Sent from my iPhone

> On 9 Jan 2020, at 15:06, Rowan Tommins <rowan.coll...@gmail.com> wrote:
> 
> On Thu, 9 Jan 2020 at 14:23, Andreas Hennings <andr...@dqxtech.net> wrote:
> 
>>> However, $this is not a real type, and it is unclear what the advantage
>> of specifying $this rather than static would be from a type system level
>> perspective.
>> 
>> Perhaps not from a "type system level", but from a more broad "enforced
>> contract" level.
>> E.g.
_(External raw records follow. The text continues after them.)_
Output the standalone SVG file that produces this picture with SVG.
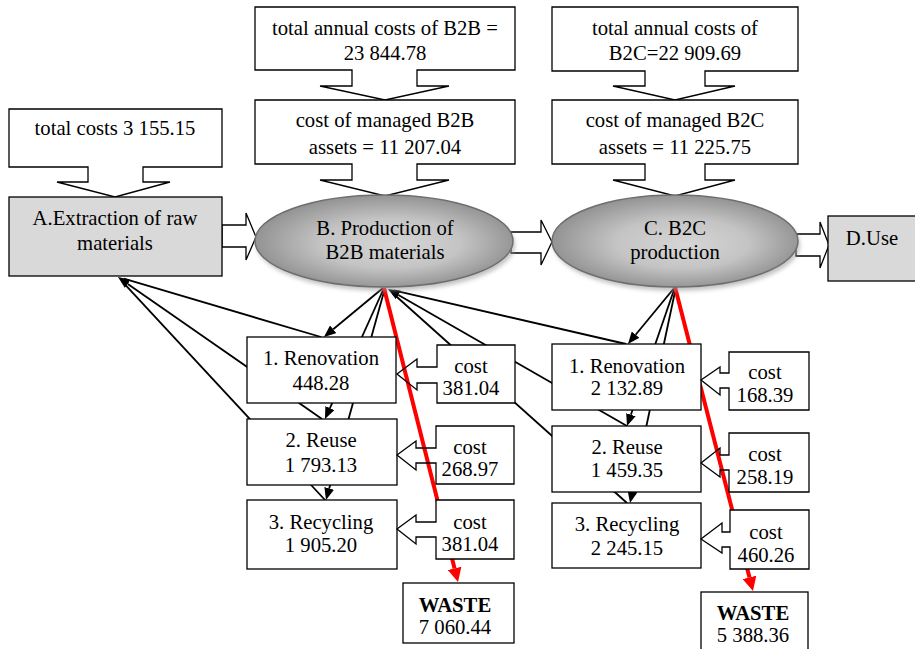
<svg xmlns="http://www.w3.org/2000/svg" width="915" height="649" viewBox="0 0 915 649" font-family="'Liberation Serif','Times New Roman',serif">
<style>
text{font-family:"Liberation Serif","Times New Roman",serif;font-size:20.7px;fill:#000;text-anchor:middle}
.bx{fill:#fff;stroke:#000;stroke-width:1.3}
.gr{fill:#d9d9d9;stroke:#000;stroke-width:1.3}
.ol{fill:none;stroke:#000;stroke-width:1.3}
.ln{fill:none;stroke:#000;stroke-width:1.8}
.ar{fill:none;stroke:#000;stroke-width:1.8;marker-end:url(#ah)}
.rd{fill:none;stroke:#ff0000;stroke-width:4;marker-end:url(#rh)}
.el{fill:url(#eg);stroke:#6e6e6e;stroke-width:1.5}
.sh{fill:#9a9a9a;opacity:0.6;filter:url(#bl)}
.b{font-weight:bold}
</style>
<defs>
<marker id="ah" viewBox="0 0 12 10" refX="0" refY="5" markerWidth="12" markerHeight="10" markerUnits="userSpaceOnUse" orient="auto"><path d="M0,0 L12,5 L0,10 z" fill="#000"/></marker>
<marker id="rh" viewBox="0 0 14 14" refX="0" refY="7" markerWidth="14" markerHeight="14" markerUnits="userSpaceOnUse" orient="auto"><path d="M0,0 L14,7 L0,14 z" fill="#ff0000"/></marker>
<radialGradient id="eg" cx="0.5" cy="0.5" r="0.6" fx="0.55" fy="0.55">
<stop offset="0" stop-color="#d6d6d6"/>
<stop offset="0.45" stop-color="#c4c4c4"/>
<stop offset="1" stop-color="#808080"/>
</radialGradient>
<filter id="bl" x="-10%" y="-20%" width="120%" height="140%"><feGaussianBlur stdDeviation="2"/></filter>
</defs>
<rect width="915" height="649" fill="#fff"/>

<g id="connectors">
<line class="ln" x1="321" y1="337" x2="123.8" y2="278.7"/>
<line class="ar" x1="322" y1="419" x2="127.8" y2="283.9"/>
<line class="ln" x1="325" y1="500" x2="122.1" y2="281.4"/>
<line class="ar" x1="383" y1="288" x2="333.2" y2="329.3"/>
<line class="ar" x1="384" y1="288" x2="329.9" y2="408.1"/>
<line class="ar" x1="385" y1="288" x2="329.2" y2="488.4"/>
<line class="ln" x1="626" y1="344" x2="393.8" y2="290.4"/>
<line class="ar" x1="627" y1="426" x2="398.4" y2="295"/>
<line class="ln" x1="627" y1="503" x2="392.5" y2="293"/>
<line class="ar" x1="675" y1="287" x2="635.6" y2="334.7"/>
<line class="ar" x1="675" y1="287" x2="630.9" y2="414.7"/>
<line class="ar" x1="676" y1="287" x2="632.5" y2="491.3"/>
<line class="rd" x1="384" y1="288" x2="454.6" y2="568.4"/>
<line class="rd" x1="675" y1="287" x2="749.5" y2="577.4"/>
</g>

<g id="flow-arrows">
<path class="bx" d="M222,225 H246 V213 L256,237 L246,260 V247 H222 Z"/>
<path class="bx" d="M511,232 H541 V220 L552,242 L541,265 V253 H511 Z"/>
<path class="bx" d="M796,234 H820 V222 L829,245 L820,268 V256 H796 Z"/>
</g>

<g id="total-costs-A">
<path class="bx" d="M9,109 H222 V167 H143 V182 H170 L115,197 L57,182 H88 V167 H9 Z"/>
<text x="115" y="135">total costs 3 155.15</text>
</g>
<g id="node-A">
<rect class="gr" x="9" y="197" width="213" height="79"/>
<text x="115" y="225">A.Extraction of raw</text>
<text x="115" y="250">materials</text>
</g>

<g id="total-B2B">
<path class="bx" d="M255,7 H515 V70 H417 V86 H449 L385,100 L320,86 H352 V70 H255 Z"/>
<text x="385" y="35">total annual costs of B2B =</text>
<text x="385" y="60">23 844.78</text>
</g>
<g id="managed-B2B">
<path class="bx" d="M255,100 H515 V164 H417 V180 H449 L385,196 L320,180 H352 V164 H255 Z"/>
<text x="385" y="127">cost of managed B2B</text>
<text x="385" y="154">assets = 11 207.04</text>
</g>
<g id="total-B2C">
<path class="bx" d="M552,7 H798 V71 H705 V86 H735 L675,100 L613,86 H645 V71 H552 Z"/>
<text x="675" y="35">total annual costs of</text>
<text x="675" y="60">B2C=22 909.69</text>
</g>
<g id="managed-B2C">
<path class="bx" d="M552,100 H798 V164 H705 V180 H735 L675,196 L613,180 H645 V164 H552 Z"/>
<text x="675" y="127">cost of managed B2C</text>
<text x="675" y="154">assets = 11 225.75</text>
</g>

<g id="node-B">
<ellipse class="sh" cx="386" cy="245" rx="129" ry="46"/>
<ellipse class="el" cx="384" cy="241" rx="129" ry="46"/>
<text x="385" y="235">B. Production of</text>
<text x="385" y="259">B2B materials</text>
</g>
<g id="node-C">
<ellipse class="sh" cx="677" cy="245" rx="123" ry="46"/>
<ellipse class="el" cx="675" cy="241" rx="123" ry="46"/>
<text x="675" y="235">C. B2C</text>
<text x="675" y="259">production</text>
</g>
<g id="node-D">
<rect class="gr" x="828" y="216" width="100" height="65"/>
<text x="872" y="245">D.Use</text>
</g>

<g id="b2b-renovation">
<rect class="bx" x="247" y="337" width="149" height="66"/>
<text x="321" y="365">1. Renovation</text>
<text x="321" y="390">448.28</text>
</g>
<g id="b2b-reuse">
<rect class="bx" x="247" y="419" width="150" height="66"/>
<text x="321" y="447">2. Reuse</text>
<text x="321" y="472">1 793.13</text>
</g>
<g id="b2b-recycling">
<rect class="bx" x="247" y="500" width="150" height="69"/>
<text x="321" y="529">3. Recycling</text>
<text x="321" y="552">1 905.20</text>
</g>

<g id="b2b-cost1">
<rect x="437" y="345" width="78" height="58" fill="#fff"/>
<path class="ol" d="M437,367 V345 H515 V403 H437 V383 H417 V390 L397,374 L417,359 V367 Z"/>
<text x="471" y="373">cost</text>
<text x="471" y="395">381.04</text>
</g>
<g id="b2b-cost2">
<rect x="436" y="426" width="78" height="58" fill="#fff"/>
<path class="ol" d="M436,448 V426 H514 V484 H436 V463 H416 V470 L397,455 L416,441 V448 Z"/>
<text x="470" y="454">cost</text>
<text x="470" y="476">268.97</text>
</g>
<g id="b2b-cost3">
<rect x="436" y="500" width="78" height="59" fill="#fff"/>
<path class="ol" d="M436,522 V500 H514 V559 H436 V537 H416 V544 L397,529 L416,515 V522 Z"/>
<text x="470" y="529">cost</text>
<text x="470" y="551">381.04</text>
</g>
<g id="b2b-waste">
<rect class="bx" x="403" y="583" width="111" height="60"/>
<text class="b" x="455" y="612">WASTE</text>
<text x="455" y="634">7 060.44</text>
</g>

<g id="b2c-renovation">
<rect class="bx" x="552" y="344" width="149" height="66"/>
<text x="627" y="373">1. Renovation</text>
<text x="627" y="395">2 132.89</text>
</g>
<g id="b2c-reuse">
<rect class="bx" x="552" y="426" width="149" height="66"/>
<text x="627" y="454">2. Reuse</text>
<text x="627" y="477">1 459.35</text>
</g>
<g id="b2c-recycling">
<rect class="bx" x="552" y="503" width="149" height="65"/>
<text x="627" y="531">3. Recycling</text>
<text x="627" y="555">2 245.15</text>
</g>

<g id="b2c-cost1">
<rect x="729" y="352" width="80" height="58" fill="#fff"/>
<path class="ol" d="M729,373 V352 H809 V410 H729 V388 H720 V395 L701,380 L720,367 V373 Z"/>
<text x="765" y="379">cost</text>
<text x="765" y="402">168.39</text>
</g>
<g id="b2c-cost2">
<rect x="729" y="433" width="80" height="59" fill="#fff"/>
<path class="ol" d="M729,455 V433 H809 V492 H729 V470 H720 V477 L701,463 L720,448 V455 Z"/>
<text x="765" y="461">cost</text>
<text x="765" y="484">258.19</text>
</g>
<g id="b2c-cost3">
<rect x="730" y="510" width="79" height="59" fill="#fff"/>
<path class="ol" d="M730,532 V510 H809 V569 H730 V547 H722 V553 L701,539 L722,523 V532 Z"/>
<text x="766" y="539">cost</text>
<text x="766" y="562">460.26</text>
</g>
<g id="b2c-waste">
<rect class="bx" x="701" y="592" width="107" height="70"/>
<text class="b" x="753" y="620">WASTE</text>
<text x="753" y="642">5 388.36</text>
</g>
</svg>
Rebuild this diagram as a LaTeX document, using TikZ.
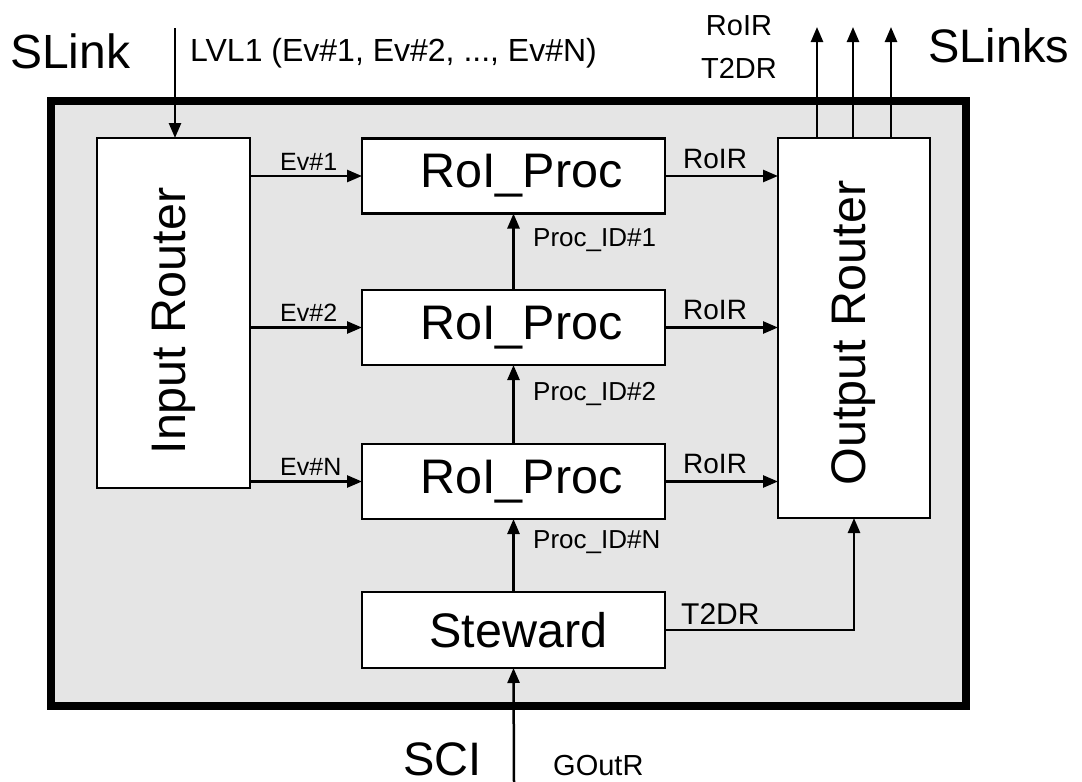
\documentclass[tikz,border=0pt]{standalone}
\usepackage{fontspec}
\setmainfont{Liberation Sans}
\usetikzlibrary{arrows.meta}
\definecolor{framegray}{RGB}{229,229,229}
\newcommand{\fs}[1]{\fontsize{#1}{#1}\selectfont}
\begin{document}
\begin{tikzpicture}[x=1pt,y=-1pt,
  box/.style={draw=black, fill=white, line width=2.5pt, inner sep=0pt, outer sep=0pt, font=\fs{48.5}},
  conn/.style={line width=2.5pt, -{Triangle[length=15pt,width=12pt]}},
  small/.style={font=\fs{25}, inner sep=0pt, anchor=base west},
  mid/.style={font=\fs{28}, inner sep=0pt, anchor=base west},
  big/.style={font=\fs{47}, inner sep=0pt, anchor=base west}]
\useasboundingbox (0,0) rectangle (1082,782);
% frame
\draw[line width=8pt, fill=framegray] (51,101) rectangle (966,706);
% boxes
\node[box, minimum width=153pt, minimum height=350pt] (in) at (173.5,313) {\rotatebox{90}{Input Router\hspace*{16pt}}};
\node[box, minimum width=303pt, minimum height=75pt] (p1) at (513.5,176) {\hspace*{16pt}RoI\_Proc};
\node[box, minimum width=303pt, minimum height=75pt] (p2) at (513.5,327.5) {\hspace*{16pt}RoI\_Proc};
\node[box, minimum width=303pt, minimum height=75pt] (p3) at (513.5,481.5) {\hspace*{16pt}RoI\_Proc};
\node[box, minimum width=152pt, minimum height=380pt] (out) at (854,328) {\rotatebox{90}{Output Router\hspace*{10pt}}};
\node[box, minimum width=303pt, minimum height=76pt] (st) at (513.5,630) {\hspace*{10pt}Steward};
% coordinates for free ends
\coordinate (lvlin) at (175,28);
\coordinate (o1) at (817,27);
\coordinate (o2) at (853,27);
\coordinate (o3) at (891,27);
\coordinate (sci) at (514,782);
% connectors
\draw[conn] (lvlin) -- (lvlin |- in.north);
\foreach \c in {o1,o2,o3} \draw[conn] (\c |- out.north) -- (\c);
\foreach \p in {p1,p2,p3} {
  \draw[conn] (in.east |- \p.west) -- (\p.west);
  \draw[conn] (\p.east) -- (out.west |- \p.east);
}
\draw[conn] (p2.north) -- (p1.south);
\draw[conn] (p3.north) -- (p2.south);
\draw[conn] (st.north) -- (p3.south);
\draw[conn] (st.east) -- (out.south |- st.east) -- (out.south);
\draw[conn] (sci) -- (st.south);
% labels
\node[big, font=\fs{48}] (tslink) at (10,68) {SLink};
\node[small, font=\fs{32}] (tlvl) at (190,61) {LVL1 (Ev\#1, Ev\#2, ..., Ev\#N)};
\node[mid, anchor=base, font=\fs{29}] (troir) at (739,35) {RoIR};
\node[mid, anchor=base, font=\fs{29}] (tt2dr) at (739,78) {T2DR};
\node[big] (tslinks) at (928,62) {SLinks};
\node[big] (tsci) at (403,775) {SCI};
\node[small, font=\fs{29}] (tgout) at (553,775) {GOutR};
\node[small] (e1) at (280,170) {Ev\#1};
\node[small] (e2) at (280,321) {Ev\#2};
\node[small] (e3) at (280,475) {Ev\#N};
\node[mid] (r1) at (683,168) {RoIR};
\node[mid] (r2) at (683,319) {RoIR};
\node[mid] (r3) at (683,473) {RoIR};
\node[small, font=\fs{26}] (id1) at (533,246) {Proc\_ID\#1};
\node[small, font=\fs{26}] (id2) at (533,400) {Proc\_ID\#2};
\node[small, font=\fs{26}] (idn) at (533,548) {Proc\_ID\#N};
\node[mid, font=\fs{30}] (t2) at (681,624) {T2DR};
\end{tikzpicture}
\end{document}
IDEs or code inspection tools can warn if a method will not return
>> $this.
>> This also means recursive calls also need to return $this instead of
>> static.
>> 
>> class C {
>>  function foo(): static {
>>    return clone $this;
>>  }
>>  function bar(): $this {
>>    return $this->foo();  // IDE can complain.
>>  }
>> }
>> 
> 
> 
> I think there are two different purposes for annotating return types:
> 
> 1) Contracts that tell the caller what values they should expect when
> calling the function.
> 2) Constraints on the implementation which don't affect the caller, but
> allow the author to catch certain bugs.
> 
> The primary purpose, in my mind, is (1), with (2) generally coming as a
> side-effect: if your contract is to return an int, then tools can warn you
> when you don't.
> 
> All concrete types can be seen this way: scalars, classes, and pseudo-types
> like "iterable" are all contracts that calling code can rely on. "self",
> "parent", and "static" fit into that list fine, because they're ultimately
> specifying a class name.
> 
> The special "void" keyword doesn't actually make sense as a contract given
> PHP's calling convention - as far as the calling code's concerned, it's
> equivalent to "null". So it exists only for purpose (2), constraining the
> implementation for the benefit of the function's author.
> 
> $this would fit into the same category - as far as calling code is
> concerned it is equivalent to "static", unless they're doing something very
> specific with object identity. This makes it an odd constraint on
> interfaces, for example - DateTimeInterface exists specifically to have
> mutable and immutable implementations, and a return type of $this would
> explicitly prevent that.
> 
> If we add ": $this" alongside ": void", I wonder where that takes us next -
> what other constraints on a function can be expressed using that notation
> which aren't contracts on the value seen by the caller? If we don't want to
> explore that question, should we avoid adding ": $this"?
> 
> Regards,
> -- 
> Rowan Tommins
> [IMSoP]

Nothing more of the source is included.